- Written request: Please report every line from the material that contains the word "with".

- Stored rows:
━━━━━━

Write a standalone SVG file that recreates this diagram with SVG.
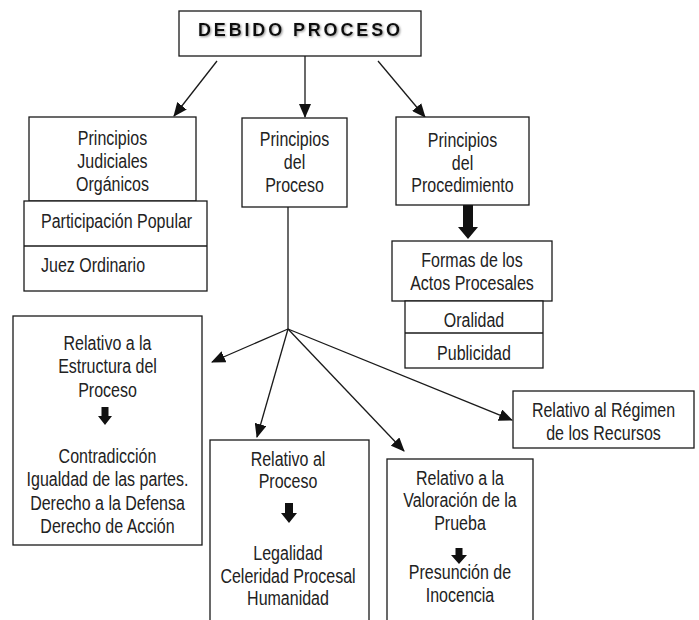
<svg xmlns="http://www.w3.org/2000/svg" width="699" height="620" viewBox="0 0 699 620">
<defs>
<marker id="ah" markerUnits="userSpaceOnUse" markerWidth="14" markerHeight="12" viewBox="0 0 14 12" refX="13" refY="6" orient="auto">
<path d="M0,0 L14,6 L0,12 Z" fill="#111"/>
</marker>
<filter id="sh" x="-10%" y="-30%" width="120%" height="160%">
<feDropShadow dx="1" dy="1" stdDeviation="0.8" flood-color="#777" flood-opacity="0.8"/>
</filter>
</defs>
<style>
rect{fill:#fff;stroke:#1a1a1a;stroke-width:1.3}
.dv{stroke:#1a1a1a;stroke-width:1.3}
.t{font-family:"Liberation Sans",Arial,sans-serif;font-size:20px;fill:#222;text-anchor:middle}
.l{text-anchor:start}
.ttl{font-family:"Liberation Sans",Arial,sans-serif;font-size:18px;font-weight:bold;fill:#111}
.c line{stroke:#1a1a1a;stroke-width:1.3;marker-end:url(#ah)}
.c line.p{marker-end:none}
.ba{fill:#111}
</style>
<rect width="699" height="620" style="fill:#fff;stroke:none"/>

<g id="connectors" class="c">
<line x1="217" y1="61" x2="174" y2="116"/>
<line x1="305" y1="56" x2="305" y2="117"/>
<line x1="378" y1="61" x2="425" y2="117"/>
<line class="p" x1="288" y1="207" x2="288" y2="329"/>
<line x1="288" y1="329" x2="212" y2="362"/>
<line x1="288" y1="329" x2="257" y2="437"/>
<line x1="288" y1="329" x2="404" y2="451"/>
<line x1="288" y1="329" x2="512" y2="420"/>
<path class="ba" d="M463,205 L473,205 L473,227 L478,227 L468,239 L458,227 L463,227 Z"/>
</g>

<g id="debido">
<rect x="179" y="11" width="242" height="45"/>
<text class="ttl" x="198" y="36" textLength="202" lengthAdjust="spacing" filter="url(#sh)">DEBIDO PROCESO</text>
</g>

<g id="judiciales">
<rect x="29" y="117" width="167" height="84"/>
<text class="t" transform="translate(112.5 145) scale(0.8 1)"><tspan x="0" y="0">Principios</tspan><tspan x="0" y="23">Judiciales</tspan><tspan x="0" y="46">Orgánicos</tspan></text>
</g>
<g id="judiciales-items">
<rect x="24" y="201" width="183" height="90"/>
<line class="dv" x1="24" y1="246" x2="207" y2="246"/>
<text class="t l" transform="translate(41 228) scale(0.8 1)">Participación Popular</text>
<text class="t l" transform="translate(41 272) scale(0.8 1)">Juez Ordinario</text>
</g>

<g id="proceso">
<rect x="242" y="118" width="105" height="89"/>
<text class="t" transform="translate(294.5 146) scale(0.8 1)"><tspan x="0" y="0">Principios</tspan><tspan x="0" y="23">del</tspan><tspan x="0" y="46">Proceso</tspan></text>
</g>

<g id="procedimiento">
<rect x="396" y="117" width="133" height="88"/>
<text class="t" transform="translate(462.5 147) scale(0.8 1)"><tspan x="0" y="0">Principios</tspan><tspan x="0" y="23">del</tspan><tspan x="0" y="45">Procedimiento</tspan></text>
</g>

<g id="formas">
<rect x="392" y="241" width="160" height="60"/>
<text class="t" transform="translate(472 267) scale(0.8 1)"><tspan x="0" y="0">Formas de los</tspan><tspan x="0" y="23">Actos Procesales</tspan></text>
</g>
<g id="formas-items">
<rect x="405" y="301" width="138" height="67"/>
<line class="dv" x1="405" y1="333" x2="543" y2="333"/>
<text class="t" transform="translate(474 327) scale(0.8 1)">Oralidad</text>
<text class="t" transform="translate(474 360) scale(0.8 1)">Publicidad</text>
</g>

<g id="estructura">
<rect x="13" y="316" width="189" height="229"/>
<text class="t" transform="translate(107.5 350) scale(0.8 1)"><tspan x="0" y="0">Relativo a la</tspan><tspan x="0" y="23.5">Estructura del</tspan><tspan x="0" y="47">Proceso</tspan><tspan x="0" y="113">Contradicción</tspan><tspan x="0" y="136.5">Igualdad de las partes.</tspan><tspan x="0" y="160">Derecho a la Defensa</tspan><tspan x="0" y="183">Derecho de Acción</tspan></text>
<path class="ba" d="M101.5,407 L108.5,407 L108.5,416 L112,416 L105,425 L98,416 L101.5,416 Z"/>
</g>

<g id="rel-proceso">
<rect x="210" y="440" width="159" height="200"/>
<text class="t" transform="translate(288 466) scale(0.8 1)"><tspan x="0" y="0">Relativo al</tspan><tspan x="0" y="22">Proceso</tspan><tspan x="0" y="94">Legalidad</tspan><tspan x="0" y="117">Celeridad Procesal</tspan><tspan x="0" y="139">Humanidad</tspan></text>
<path class="ba" d="M285,503 L293,503 L293,513 L297,513 L289,523 L281,513 L285,513 Z"/>
</g>

<g id="valoracion">
<rect x="387" y="459" width="146" height="200"/>
<text class="t" transform="translate(460 485) scale(0.8 1)"><tspan x="0" y="0">Relativo a la</tspan><tspan x="0" y="22.5">Valoración de la</tspan><tspan x="0" y="45">Prueba</tspan><tspan x="0" y="94">Presunción de</tspan><tspan x="0" y="117">Inocencia</tspan></text>
<path class="ba" d="M455.5,548 L462.5,548 L462.5,555 L467,555 L459,564 L451,555 L455.5,555 Z"/>
</g>

<g id="recursos">
<rect x="513" y="391" width="181" height="57"/>
<text class="t" transform="translate(603.5 417) scale(0.8 1)"><tspan x="0" y="0">Relativo al Régimen</tspan><tspan x="0" y="23">de los Recursos</tspan></text>
</g>
</svg>
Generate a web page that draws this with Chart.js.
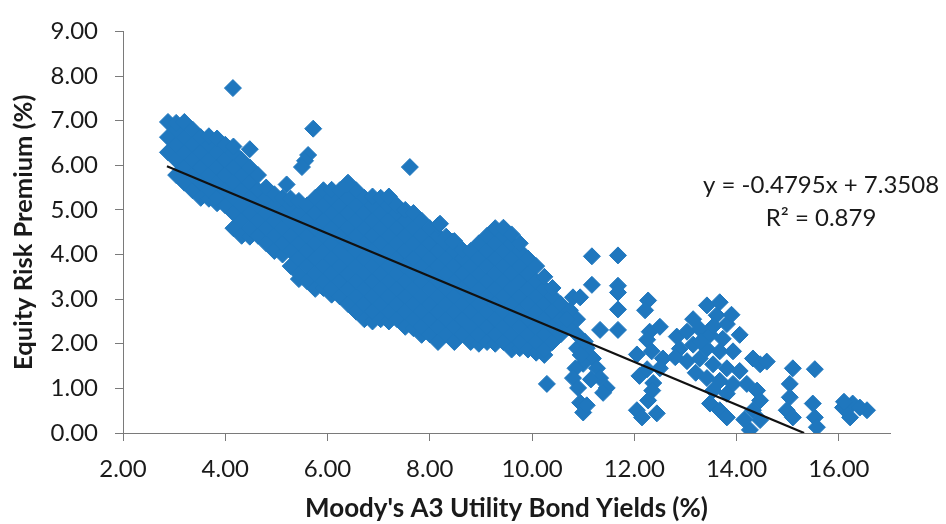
<!DOCTYPE html>
<html>
<head>
<meta charset="utf-8">
<script src="https://cdn.jsdelivr.net/npm/chart.js@4/dist/chart.umd.min.js"></script>
<style>
  html, body { margin: 0; padding: 0; background: #ffffff; }
  #wrap { width: 946px; height: 524px; position: relative; }
</style>
</head>
<body>
<div id="wrap"><canvas id="c" width="946" height="524"></canvas></div>
<script>
// ---- Data ----
const xAxisTitle = "Moody's A3 Utility Bond Yields (%)";
const yAxisTitle = "Equity Risk Premium (%)";
const equationLabel = "y = -0.4795x + 7.3508";
const rSquaredLabel = "R\u00B2 = 0.879";

// Dense part of the cloud: yields (x) and the premiums observed at each yield column
const denseYields = [2.88,3.04,3.20,3.36,3.52,3.68,3.84,4.00,4.16,4.32,4.48,4.64,4.80,4.96,5.12,5.28,5.44,5.60,5.76,5.92,6.08,6.24,6.40,6.56,6.72,6.88,7.04,7.20,7.36,7.52,7.68,7.84,8.00,8.16,8.32,8.48,8.64,8.80,8.96,9.12,9.28,9.44,9.60,9.76,9.92,10.08,10.24,10.40,10.56,10.72,10.88];
const densePremiums = [
  [6.29,6.63,6.97],
  [5.78,6.12,6.46,6.80,6.95],
  [5.61,5.95,6.29,6.63,6.97],
  [5.44,5.78,6.12,6.46,6.80],
  [5.27,5.61,5.95,6.29,6.63],
  [5.25,5.44,5.78,6.12,6.46,6.65],
  [5.15,5.27,5.61,5.95,6.29,6.60],
  [5.10,5.44,5.78,6.12,6.46],
  [4.59,4.93,5.27,5.61,5.95,6.29,6.42],
  [4.42,4.76,5.10,5.44,5.78,6.12],
  [4.40,4.59,4.93,5.27,5.61,5.95,6.36],
  [4.42,4.76,5.10,5.44,5.78],
  [4.25,4.59,4.93,5.27,5.50],
  [4.08,4.42,4.76,5.10,5.35],
  [4.00,4.25,4.59,4.93,5.27],
  [3.74,4.08,4.42,4.76,5.10,5.25],
  [3.45,3.57,3.91,4.25,4.59,4.93,5.20],
  [3.40,3.74,4.08,4.42,4.76,5.10],
  [3.23,3.57,3.91,4.25,4.59,4.93,5.27],
  [3.25,3.40,3.74,4.08,4.42,4.76,5.10,5.44],
  [3.10,3.23,3.57,3.91,4.25,4.59,4.93,5.27,5.45],
  [3.06,3.40,3.74,4.08,4.42,4.76,5.10,5.44],
  [2.89,3.23,3.57,3.91,4.25,4.59,4.93,5.27,5.61],
  [2.72,3.06,3.40,3.74,4.08,4.42,4.76,5.10,5.44],
  [2.55,2.89,3.23,3.57,3.91,4.25,4.59,4.93,5.27],
  [2.50,2.72,3.06,3.40,3.74,4.08,4.42,4.76,5.10,5.30],
  [2.55,2.89,3.23,3.57,3.91,4.25,4.59,4.93,5.27],
  [2.50,2.72,3.06,3.40,3.74,4.08,4.42,4.76,5.10,5.30],
  [2.55,2.89,3.23,3.57,3.91,4.25,4.59,4.93,5.10],
  [2.38,2.72,3.06,3.40,3.74,4.08,4.42,4.76,5.00],
  [2.35,2.55,2.89,3.23,3.57,3.91,4.25,4.59,4.93],
  [2.20,2.38,2.72,3.06,3.40,3.74,4.08,4.42,4.76],
  [2.21,2.55,2.89,3.23,3.57,3.91,4.25,4.59],
  [2.04,2.38,2.72,3.06,3.40,3.74,4.08,4.42,4.65],
  [2.21,2.55,2.89,3.23,3.57,3.91,4.25,4.40],
  [2.04,2.38,2.72,3.06,3.40,3.74,4.08,4.30],
  [2.21,2.55,2.89,3.23,3.57,3.91,4.10],
  [2.04,2.38,2.72,3.06,3.40,3.74,4.08],
  [2.00,2.21,2.55,2.89,3.23,3.57,3.91,4.25],
  [2.04,2.38,2.72,3.06,3.40,3.74,4.08,4.42],
  [2.00,2.21,2.55,2.89,3.23,3.57,3.91,4.25,4.59],
  [2.04,2.38,2.72,3.06,3.40,3.74,4.08,4.42,4.60],
  [1.87,2.21,2.55,2.89,3.23,3.57,3.91,4.25,4.45],
  [1.90,2.04,2.38,2.72,3.06,3.40,3.74,4.08,4.25],
  [1.87,2.21,2.55,2.89,3.23,3.57,3.91],
  [1.80,2.04,2.38,2.72,3.06,3.40,3.74],
  [1.75,1.87,2.21,2.55,2.89,3.23,3.50],
  [2.04,2.38,2.72,3.06,3.25],
  [2.21,2.55,2.89],
  [2.38,2.72],
  [1.90,2.21,2.55]
];

// Scattered observations, [yield, premium]
const scatteredObs = [
  [4.15,7.73],[5.72,6.82],[5.62,6.23],[5.56,6.10],[5.50,5.96],[5.20,5.57],[6.38,5.57],[7.61,5.96],[8.20,4.69],[8.45,4.29],
  [10.29,1.10],
  [10.80,3.04],[10.94,3.04],[11.17,3.96],[11.68,3.98],[11.17,3.32],[11.68,3.30],[11.68,3.15],[11.68,2.77],[12.27,2.97],[12.21,2.75],[10.74,2.75],[10.68,2.55],
  [11.33,2.31],[11.68,2.31],[12.30,2.27],[12.50,2.38],[12.25,2.09],[12.83,2.16],
  [11.07,1.90],[11.19,1.67],[11.27,1.45],[11.33,1.23],[11.46,1.01],[11.00,1.55],[10.85,1.45],[11.15,1.20],[11.39,0.90],[10.80,1.23],[10.90,1.01],[10.94,0.68],[11.00,0.46],[11.07,0.62],[10.95,1.75],[11.03,2.05],
  [12.05,1.76],[12.34,1.83],[12.56,1.67],[12.10,1.28],[12.37,1.12],[12.25,1.43],[12.50,1.45],
  [12.05,0.51],[12.27,0.73],[12.44,0.44],[12.15,0.35],[12.35,0.95],
  [13.15,2.55],[13.42,2.86],[13.67,2.93],[13.61,2.64],[13.81,2.44],[14.06,2.20],[13.03,2.27],[13.28,2.33],[13.48,2.20],[13.73,2.11],[13.15,1.98],[13.42,1.89],[13.67,1.83],[13.93,1.83],[13.03,1.61],[13.28,1.67],[13.54,1.54],[13.81,1.45],[14.06,1.39],[13.42,1.23],[13.67,1.17],[13.93,1.10],[13.54,0.95],[13.81,0.88],[13.48,0.66],[13.67,0.51],[13.81,0.35],[12.89,1.89],[12.80,1.70],[13.30,2.05],[13.55,2.40],[13.90,2.65],[13.20,1.35],
  [14.32,1.67],[14.46,1.54],[14.59,1.60],[14.20,1.10],[14.40,0.95],[14.46,0.73],[14.32,0.51],[14.46,0.29],[14.26,0.07],[14.15,0.30],
  [15.10,1.45],[15.53,1.43],[15.04,1.10],[15.04,0.80],[14.98,0.51],[15.10,0.35],[15.49,0.66],[15.53,0.35],[15.57,0.13],
  [16.08,0.57],[16.27,0.66],[16.22,0.35],[16.55,0.51],[16.41,0.57],[16.10,0.70]
];

// Linear trend line endpoints as drawn in the picture
const trendYields = [2.86, 15.32];
const trendPremiums = [5.98, 0.00];

// ---- Build data table ----
const scatterData = [];
denseYields.forEach((x, i) => densePremiums[i].forEach(y => scatterData.push({ x: x, y: y })));
scatteredObs.forEach(p => scatterData.push({ x: p[0], y: p[1] }));
const trendData = trendYields.map((x, i) => ({ x: x, y: trendPremiums[i] }));

const FONT = 'Lato, "Open Sans", sans-serif';
const AXIS_COLOR = '#7a7a7a';
const TEXT_COLOR = '#1a1a1a';

const equationPlugin = {
  id: 'equationText',
  afterDraw(chart) {
    const ctx = chart.ctx;
    ctx.save();
    ctx.font = '24px ' + FONT;
    ctx.fillStyle = TEXT_COLOR;
    ctx.textAlign = 'center';
    ctx.textBaseline = 'middle';
    ctx.fillText(equationLabel, 821, 185);
    ctx.fillText(rSquaredLabel, 821, 218);
    ctx.restore();
  }
};

new Chart(document.getElementById('c'), {
  type: 'scatter',
  data: {
    datasets: [
      {
        type: 'line',
        label: 'Trend',
        data: trendData,
        borderColor: '#111111',
        borderWidth: 2.2,
        pointRadius: 0,
        fill: false,
        order: 0
      },
      {
        label: 'Observations',
        data: scatterData,
        pointStyle: 'rectRot',
        pointRadius: 8.5,
        backgroundColor: '#1f77be',
        borderColor: '#1f77be',
        borderWidth: 1,
        order: 1
      }
    ]
  },
  options: {
    responsive: false,
    animation: false,
    layout: { padding: { left: 0, top: 24, right: 56, bottom: 0 } },
    plugins: {
      legend: { display: false },
      tooltip: { enabled: false }
    },
    scales: {
      x: {
        type: 'linear',
        min: 2,
        max: 17,
        afterFit(scale) { scale.height = 91; },
        ticks: {
          stepSize: 2,
          includeBounds: false,
          padding: 14,
          color: TEXT_COLOR,
          font: { family: FONT, size: 24 },
          maxRotation: 0,
          callback: v => Number(v).toFixed(2)
        },
        grid: { drawOnChartArea: false, drawTicks: true, tickLength: 8, color: AXIS_COLOR },
        border: { display: true, color: AXIS_COLOR, width: 1 },
        title: {
          display: true,
          text: xAxisTitle,
          color: TEXT_COLOR,
          font: { family: FONT, size: 26, weight: 'bold' },
          padding: { top: 0, bottom: 0 }
        }
      },
      y: {
        type: 'linear',
        min: 0,
        max: 9,
        afterFit(scale) { scale.width = 123; },
        ticks: {
          stepSize: 1,
          padding: 17,
          color: TEXT_COLOR,
          font: { family: FONT, size: 24 },
          callback: v => Number(v).toFixed(2)
        },
        grid: { drawOnChartArea: false, drawTicks: true, tickLength: 8, color: AXIS_COLOR },
        border: { display: true, color: AXIS_COLOR, width: 1 },
        title: {
          display: true,
          text: yAxisTitle,
          color: TEXT_COLOR,
          font: { family: FONT, size: 25.5, weight: 'bold' },
          padding: { top: 8, bottom: 0 }
        }
      }
    }
  },
  plugins: [equationPlugin]
});
</script>
</body>
</html>
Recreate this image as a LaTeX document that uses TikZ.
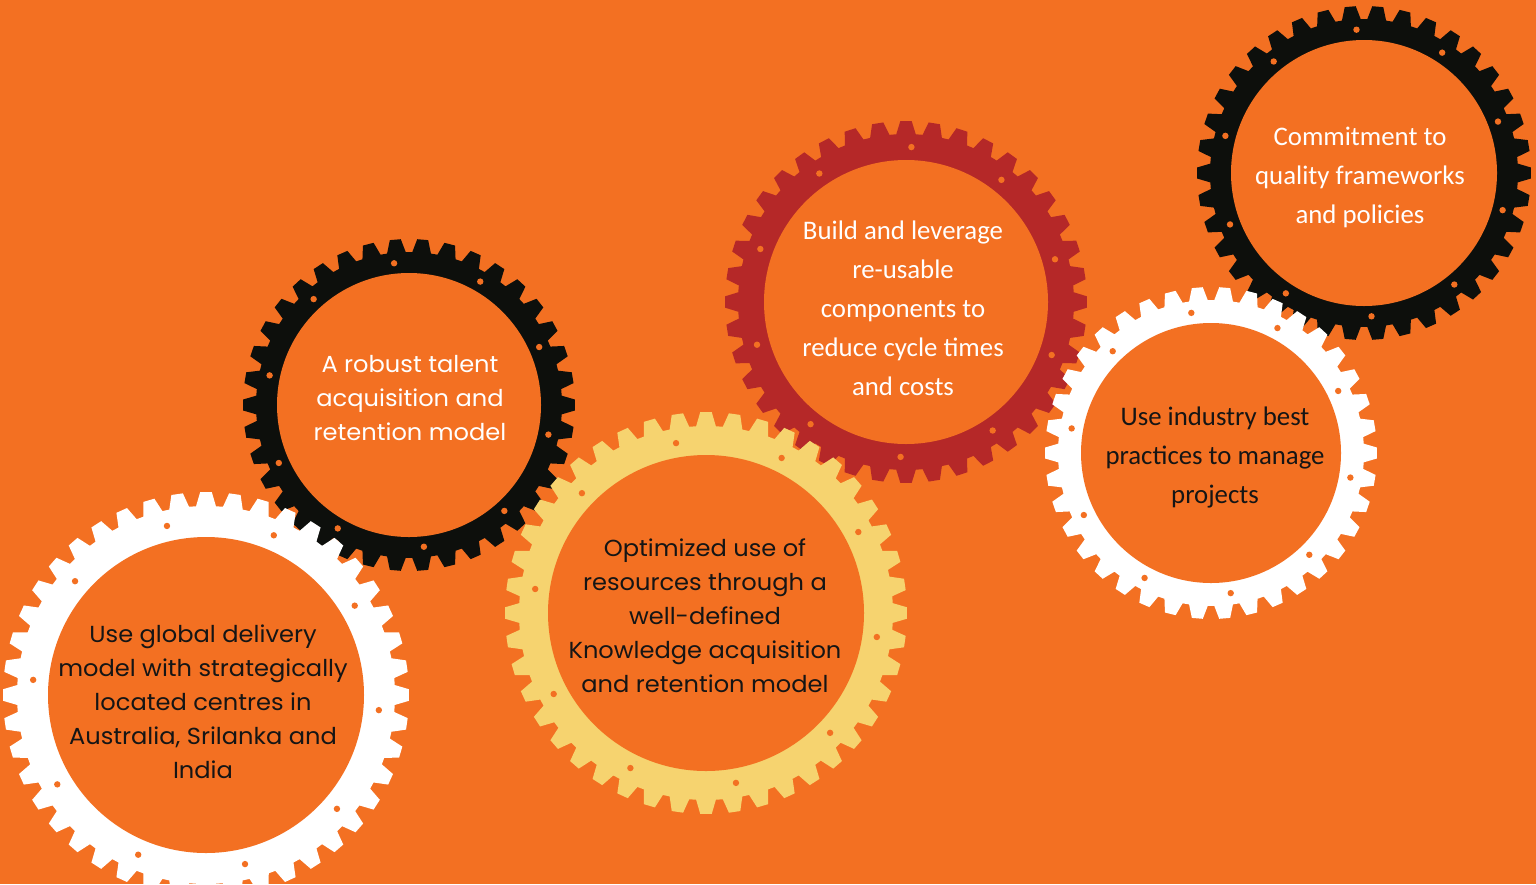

━━━━━━

- Complete answer:
Write a standalone SVG file that recreates this diagram with SVG.
Generate a web page that draws this with Chart.js.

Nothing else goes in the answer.